| WHAT THIS TASK INVOLVES |
Only the lines from the start of the material through the line containing "const fullTimeWats = 1460;" are to be extracted, exactly as they appear.

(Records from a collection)
━━━━━━
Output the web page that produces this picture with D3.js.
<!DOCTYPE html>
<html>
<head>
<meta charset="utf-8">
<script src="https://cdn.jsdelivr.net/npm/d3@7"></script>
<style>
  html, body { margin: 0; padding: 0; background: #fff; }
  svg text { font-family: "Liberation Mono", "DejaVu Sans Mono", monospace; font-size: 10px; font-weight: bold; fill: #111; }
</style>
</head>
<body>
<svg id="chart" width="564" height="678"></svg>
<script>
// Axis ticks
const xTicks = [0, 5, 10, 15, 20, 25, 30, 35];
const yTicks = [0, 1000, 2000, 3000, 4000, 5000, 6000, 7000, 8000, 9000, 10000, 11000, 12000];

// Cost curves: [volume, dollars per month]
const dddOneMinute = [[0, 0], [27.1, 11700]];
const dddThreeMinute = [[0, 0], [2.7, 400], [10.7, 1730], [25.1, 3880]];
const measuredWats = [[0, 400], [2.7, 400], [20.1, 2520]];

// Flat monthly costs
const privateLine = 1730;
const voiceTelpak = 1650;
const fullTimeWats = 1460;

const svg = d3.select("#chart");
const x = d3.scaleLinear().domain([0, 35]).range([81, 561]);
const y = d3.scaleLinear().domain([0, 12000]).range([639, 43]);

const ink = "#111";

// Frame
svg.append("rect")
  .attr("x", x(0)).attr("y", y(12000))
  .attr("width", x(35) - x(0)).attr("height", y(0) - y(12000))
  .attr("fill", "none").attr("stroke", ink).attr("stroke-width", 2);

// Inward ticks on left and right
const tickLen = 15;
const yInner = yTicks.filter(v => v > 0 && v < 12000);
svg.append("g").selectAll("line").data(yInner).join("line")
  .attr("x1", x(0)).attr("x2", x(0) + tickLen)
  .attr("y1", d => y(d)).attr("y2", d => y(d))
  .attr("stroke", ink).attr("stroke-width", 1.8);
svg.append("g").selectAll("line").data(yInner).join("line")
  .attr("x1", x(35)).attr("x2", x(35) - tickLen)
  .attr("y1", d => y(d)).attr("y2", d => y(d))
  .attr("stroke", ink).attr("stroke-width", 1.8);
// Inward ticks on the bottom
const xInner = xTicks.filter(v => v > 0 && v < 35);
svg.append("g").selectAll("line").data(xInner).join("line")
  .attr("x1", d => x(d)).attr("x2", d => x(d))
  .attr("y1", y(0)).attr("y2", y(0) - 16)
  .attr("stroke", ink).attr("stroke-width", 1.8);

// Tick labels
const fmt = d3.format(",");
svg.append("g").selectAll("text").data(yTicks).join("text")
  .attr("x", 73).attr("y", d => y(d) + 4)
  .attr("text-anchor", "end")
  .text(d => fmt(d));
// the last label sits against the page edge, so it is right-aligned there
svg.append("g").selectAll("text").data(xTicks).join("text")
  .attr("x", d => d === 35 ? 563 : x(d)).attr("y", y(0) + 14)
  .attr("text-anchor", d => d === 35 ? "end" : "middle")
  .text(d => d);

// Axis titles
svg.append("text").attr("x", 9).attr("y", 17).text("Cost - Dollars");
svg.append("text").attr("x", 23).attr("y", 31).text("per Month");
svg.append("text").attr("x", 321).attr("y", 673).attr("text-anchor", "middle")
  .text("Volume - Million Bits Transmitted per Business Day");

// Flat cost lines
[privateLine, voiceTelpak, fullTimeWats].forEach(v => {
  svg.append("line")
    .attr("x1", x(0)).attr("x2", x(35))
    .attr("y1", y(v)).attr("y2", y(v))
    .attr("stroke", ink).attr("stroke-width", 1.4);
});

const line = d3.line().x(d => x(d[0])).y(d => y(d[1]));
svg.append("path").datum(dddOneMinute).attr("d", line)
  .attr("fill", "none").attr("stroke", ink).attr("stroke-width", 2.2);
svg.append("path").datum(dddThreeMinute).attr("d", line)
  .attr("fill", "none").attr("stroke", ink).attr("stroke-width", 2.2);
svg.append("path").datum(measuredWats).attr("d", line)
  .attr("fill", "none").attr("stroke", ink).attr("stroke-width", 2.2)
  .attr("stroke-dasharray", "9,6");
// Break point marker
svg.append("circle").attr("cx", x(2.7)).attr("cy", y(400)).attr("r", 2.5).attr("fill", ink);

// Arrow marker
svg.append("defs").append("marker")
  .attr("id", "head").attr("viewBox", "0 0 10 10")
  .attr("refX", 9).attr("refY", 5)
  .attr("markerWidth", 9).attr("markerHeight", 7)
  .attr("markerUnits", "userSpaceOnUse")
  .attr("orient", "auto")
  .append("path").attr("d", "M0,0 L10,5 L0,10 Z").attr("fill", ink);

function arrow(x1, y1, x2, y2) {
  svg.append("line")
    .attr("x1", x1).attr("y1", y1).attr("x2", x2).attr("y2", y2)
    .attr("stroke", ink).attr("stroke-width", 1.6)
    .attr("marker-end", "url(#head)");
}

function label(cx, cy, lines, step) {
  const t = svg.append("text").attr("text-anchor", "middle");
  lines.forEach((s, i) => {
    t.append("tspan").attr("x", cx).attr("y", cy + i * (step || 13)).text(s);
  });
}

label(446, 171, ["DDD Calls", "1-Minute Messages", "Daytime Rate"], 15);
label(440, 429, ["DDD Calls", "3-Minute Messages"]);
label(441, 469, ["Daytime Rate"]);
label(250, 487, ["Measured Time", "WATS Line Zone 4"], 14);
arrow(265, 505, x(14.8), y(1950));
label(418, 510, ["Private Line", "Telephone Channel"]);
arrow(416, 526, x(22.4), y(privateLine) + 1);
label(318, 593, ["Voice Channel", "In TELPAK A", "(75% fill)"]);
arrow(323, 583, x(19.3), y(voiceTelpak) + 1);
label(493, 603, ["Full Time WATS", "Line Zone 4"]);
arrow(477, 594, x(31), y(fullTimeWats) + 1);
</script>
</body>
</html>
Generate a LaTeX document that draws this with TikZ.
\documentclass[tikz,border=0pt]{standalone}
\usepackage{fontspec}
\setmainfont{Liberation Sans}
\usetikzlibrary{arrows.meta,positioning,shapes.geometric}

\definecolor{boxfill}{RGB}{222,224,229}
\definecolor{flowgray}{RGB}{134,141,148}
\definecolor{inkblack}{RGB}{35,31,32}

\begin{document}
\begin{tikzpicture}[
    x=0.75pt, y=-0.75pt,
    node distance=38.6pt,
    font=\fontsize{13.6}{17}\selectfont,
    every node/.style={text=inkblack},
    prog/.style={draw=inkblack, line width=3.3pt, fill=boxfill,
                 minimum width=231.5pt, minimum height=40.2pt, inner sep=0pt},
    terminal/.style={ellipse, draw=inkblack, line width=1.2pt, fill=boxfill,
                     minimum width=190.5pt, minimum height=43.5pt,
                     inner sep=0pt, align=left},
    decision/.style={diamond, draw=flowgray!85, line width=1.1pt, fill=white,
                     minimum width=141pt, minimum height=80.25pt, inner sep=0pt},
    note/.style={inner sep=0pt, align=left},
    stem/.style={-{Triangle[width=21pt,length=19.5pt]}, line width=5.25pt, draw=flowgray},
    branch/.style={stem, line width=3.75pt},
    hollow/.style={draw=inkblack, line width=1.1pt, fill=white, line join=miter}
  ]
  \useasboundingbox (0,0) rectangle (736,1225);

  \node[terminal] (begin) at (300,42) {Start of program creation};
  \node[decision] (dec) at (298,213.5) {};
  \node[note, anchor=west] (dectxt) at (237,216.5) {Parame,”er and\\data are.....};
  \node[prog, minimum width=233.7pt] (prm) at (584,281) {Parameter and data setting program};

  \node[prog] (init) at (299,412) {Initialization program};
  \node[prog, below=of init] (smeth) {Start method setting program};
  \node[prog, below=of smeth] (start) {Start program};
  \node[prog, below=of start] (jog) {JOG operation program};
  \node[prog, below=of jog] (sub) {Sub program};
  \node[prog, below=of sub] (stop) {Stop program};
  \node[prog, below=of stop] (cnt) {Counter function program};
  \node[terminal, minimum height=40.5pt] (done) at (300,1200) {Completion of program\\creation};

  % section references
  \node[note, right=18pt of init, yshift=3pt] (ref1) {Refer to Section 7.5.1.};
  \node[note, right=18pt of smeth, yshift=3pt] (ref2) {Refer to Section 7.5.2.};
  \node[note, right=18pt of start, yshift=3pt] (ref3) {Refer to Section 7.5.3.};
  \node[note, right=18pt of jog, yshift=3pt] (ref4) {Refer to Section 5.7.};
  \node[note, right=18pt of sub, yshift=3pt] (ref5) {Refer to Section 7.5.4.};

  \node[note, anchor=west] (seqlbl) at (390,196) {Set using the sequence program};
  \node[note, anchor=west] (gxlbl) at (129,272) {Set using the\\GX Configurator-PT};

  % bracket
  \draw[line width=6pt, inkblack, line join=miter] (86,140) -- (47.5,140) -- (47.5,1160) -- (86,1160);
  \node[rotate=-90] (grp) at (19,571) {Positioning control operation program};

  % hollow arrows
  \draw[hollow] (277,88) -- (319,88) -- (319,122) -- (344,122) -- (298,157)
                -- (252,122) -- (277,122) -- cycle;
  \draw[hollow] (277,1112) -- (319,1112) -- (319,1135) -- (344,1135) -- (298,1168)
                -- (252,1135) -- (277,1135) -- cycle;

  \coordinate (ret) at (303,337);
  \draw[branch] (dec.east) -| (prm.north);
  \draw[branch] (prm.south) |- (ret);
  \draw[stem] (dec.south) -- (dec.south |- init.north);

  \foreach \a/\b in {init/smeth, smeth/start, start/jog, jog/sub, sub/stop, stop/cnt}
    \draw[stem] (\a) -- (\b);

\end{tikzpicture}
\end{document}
━━━━━━
| REPLY TO THE EXERCISE |
Output the web page that produces this picture with D3.js.
<!DOCTYPE html>
<html>
<head>
<meta charset="utf-8">
<script src="https://cdn.jsdelivr.net/npm/d3@7"></script>
<style>
  html, body { margin: 0; padding: 0; background: #fff; }
  svg text { font-family: "Liberation Mono", "DejaVu Sans Mono", monospace; font-size: 10px; font-weight: bold; fill: #111; }
</style>
</head>
<body>
<svg id="chart" width="564" height="678"></svg>
<script>
// Axis ticks
const xTicks = [0, 5, 10, 15, 20, 25, 30, 35];
const yTicks = [0, 1000, 2000, 3000, 4000, 5000, 6000, 7000, 8000, 9000, 10000, 11000, 12000];

// Cost curves: [volume, dollars per month]
const dddOneMinute = [[0, 0], [27.1, 11700]];
const dddThreeMinute = [[0, 0], [2.7, 400], [10.7, 1730], [25.1, 3880]];
const measuredWats = [[0, 400], [2.7, 400], [20.1, 2520]];

// Flat monthly costs
const privateLine = 1730;
const voiceTelpak = 1650;
const fullTimeWats = 1460;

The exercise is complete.